## GOAL
Which lines hold the word "Clone"? Copy each one.

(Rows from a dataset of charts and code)

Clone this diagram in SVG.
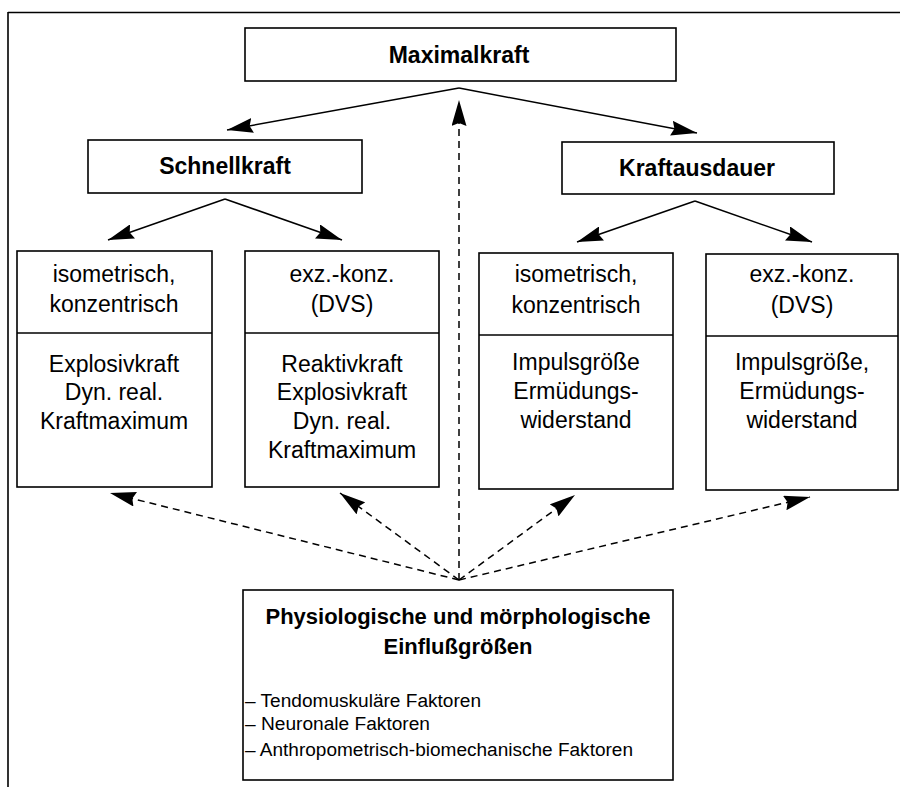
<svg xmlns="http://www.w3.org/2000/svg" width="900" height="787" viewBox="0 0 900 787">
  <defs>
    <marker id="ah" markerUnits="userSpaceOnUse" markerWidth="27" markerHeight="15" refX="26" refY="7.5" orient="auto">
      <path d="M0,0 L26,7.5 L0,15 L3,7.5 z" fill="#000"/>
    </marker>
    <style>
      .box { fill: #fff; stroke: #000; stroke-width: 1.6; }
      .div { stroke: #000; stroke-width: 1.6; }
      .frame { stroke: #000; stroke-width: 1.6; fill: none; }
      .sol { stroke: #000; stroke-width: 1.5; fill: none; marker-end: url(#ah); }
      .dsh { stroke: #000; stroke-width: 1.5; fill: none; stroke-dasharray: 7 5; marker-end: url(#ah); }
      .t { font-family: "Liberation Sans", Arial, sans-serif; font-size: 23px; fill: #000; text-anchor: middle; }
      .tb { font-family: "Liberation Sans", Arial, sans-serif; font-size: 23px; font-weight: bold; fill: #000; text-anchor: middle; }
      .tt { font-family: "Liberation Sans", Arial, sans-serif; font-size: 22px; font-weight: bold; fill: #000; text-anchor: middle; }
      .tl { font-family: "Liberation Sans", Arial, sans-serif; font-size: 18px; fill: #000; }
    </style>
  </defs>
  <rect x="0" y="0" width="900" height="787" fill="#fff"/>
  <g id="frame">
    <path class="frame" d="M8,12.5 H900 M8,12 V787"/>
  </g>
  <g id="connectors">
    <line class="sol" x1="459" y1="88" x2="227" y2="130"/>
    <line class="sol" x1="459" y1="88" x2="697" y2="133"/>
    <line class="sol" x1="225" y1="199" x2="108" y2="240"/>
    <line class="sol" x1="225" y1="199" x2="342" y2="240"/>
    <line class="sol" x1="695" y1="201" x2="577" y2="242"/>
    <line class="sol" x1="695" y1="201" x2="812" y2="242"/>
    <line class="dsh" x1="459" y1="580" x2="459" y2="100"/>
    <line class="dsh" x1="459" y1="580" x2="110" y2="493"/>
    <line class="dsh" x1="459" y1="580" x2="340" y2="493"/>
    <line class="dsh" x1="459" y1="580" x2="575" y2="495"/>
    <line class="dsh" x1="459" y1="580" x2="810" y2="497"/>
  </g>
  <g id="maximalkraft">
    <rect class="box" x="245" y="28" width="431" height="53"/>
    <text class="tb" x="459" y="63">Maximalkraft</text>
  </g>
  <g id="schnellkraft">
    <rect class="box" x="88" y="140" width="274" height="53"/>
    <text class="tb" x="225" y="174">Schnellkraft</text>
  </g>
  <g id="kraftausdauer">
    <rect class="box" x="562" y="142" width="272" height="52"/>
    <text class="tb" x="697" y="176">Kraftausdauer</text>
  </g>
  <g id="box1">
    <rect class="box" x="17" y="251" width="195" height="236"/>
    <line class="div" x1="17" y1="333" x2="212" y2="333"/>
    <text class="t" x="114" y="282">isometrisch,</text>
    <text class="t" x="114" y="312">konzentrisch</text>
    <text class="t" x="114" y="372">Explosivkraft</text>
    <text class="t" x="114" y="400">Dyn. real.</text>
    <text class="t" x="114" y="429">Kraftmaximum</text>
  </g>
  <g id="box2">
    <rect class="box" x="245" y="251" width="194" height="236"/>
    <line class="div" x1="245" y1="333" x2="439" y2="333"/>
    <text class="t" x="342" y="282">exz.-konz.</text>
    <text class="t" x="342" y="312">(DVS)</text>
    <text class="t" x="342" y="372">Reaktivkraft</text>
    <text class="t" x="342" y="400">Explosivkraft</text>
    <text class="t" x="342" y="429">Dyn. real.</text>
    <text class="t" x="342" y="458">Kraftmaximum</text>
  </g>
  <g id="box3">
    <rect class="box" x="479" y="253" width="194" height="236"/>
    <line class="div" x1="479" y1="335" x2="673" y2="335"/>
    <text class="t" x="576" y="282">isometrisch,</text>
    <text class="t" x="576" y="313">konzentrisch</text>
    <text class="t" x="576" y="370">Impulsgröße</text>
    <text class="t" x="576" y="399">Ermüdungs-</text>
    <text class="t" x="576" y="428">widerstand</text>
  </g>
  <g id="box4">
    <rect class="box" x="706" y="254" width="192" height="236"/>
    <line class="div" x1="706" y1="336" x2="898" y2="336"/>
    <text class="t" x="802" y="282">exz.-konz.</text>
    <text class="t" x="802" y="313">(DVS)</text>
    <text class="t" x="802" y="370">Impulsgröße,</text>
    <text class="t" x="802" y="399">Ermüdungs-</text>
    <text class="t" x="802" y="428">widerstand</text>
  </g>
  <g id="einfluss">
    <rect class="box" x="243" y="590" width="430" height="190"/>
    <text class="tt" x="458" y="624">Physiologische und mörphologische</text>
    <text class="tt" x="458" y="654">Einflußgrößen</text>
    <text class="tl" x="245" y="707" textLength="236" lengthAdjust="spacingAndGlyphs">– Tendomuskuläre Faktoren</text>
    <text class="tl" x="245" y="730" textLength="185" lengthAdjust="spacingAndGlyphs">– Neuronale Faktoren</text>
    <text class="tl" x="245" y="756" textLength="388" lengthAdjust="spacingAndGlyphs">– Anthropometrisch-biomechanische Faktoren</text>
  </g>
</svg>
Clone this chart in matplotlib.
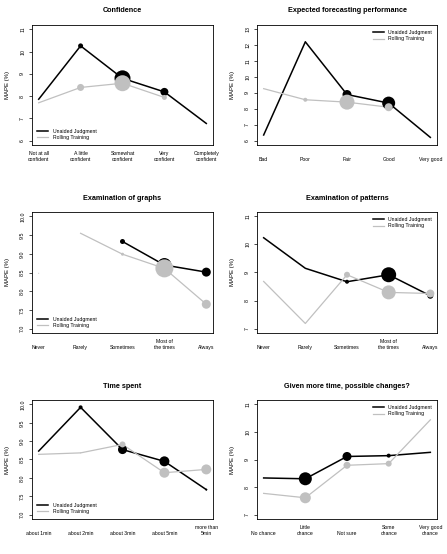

## SOLUTION TO THE EXERCISE
Clone this diagram in SVG.
Clone this chart in matplotlib.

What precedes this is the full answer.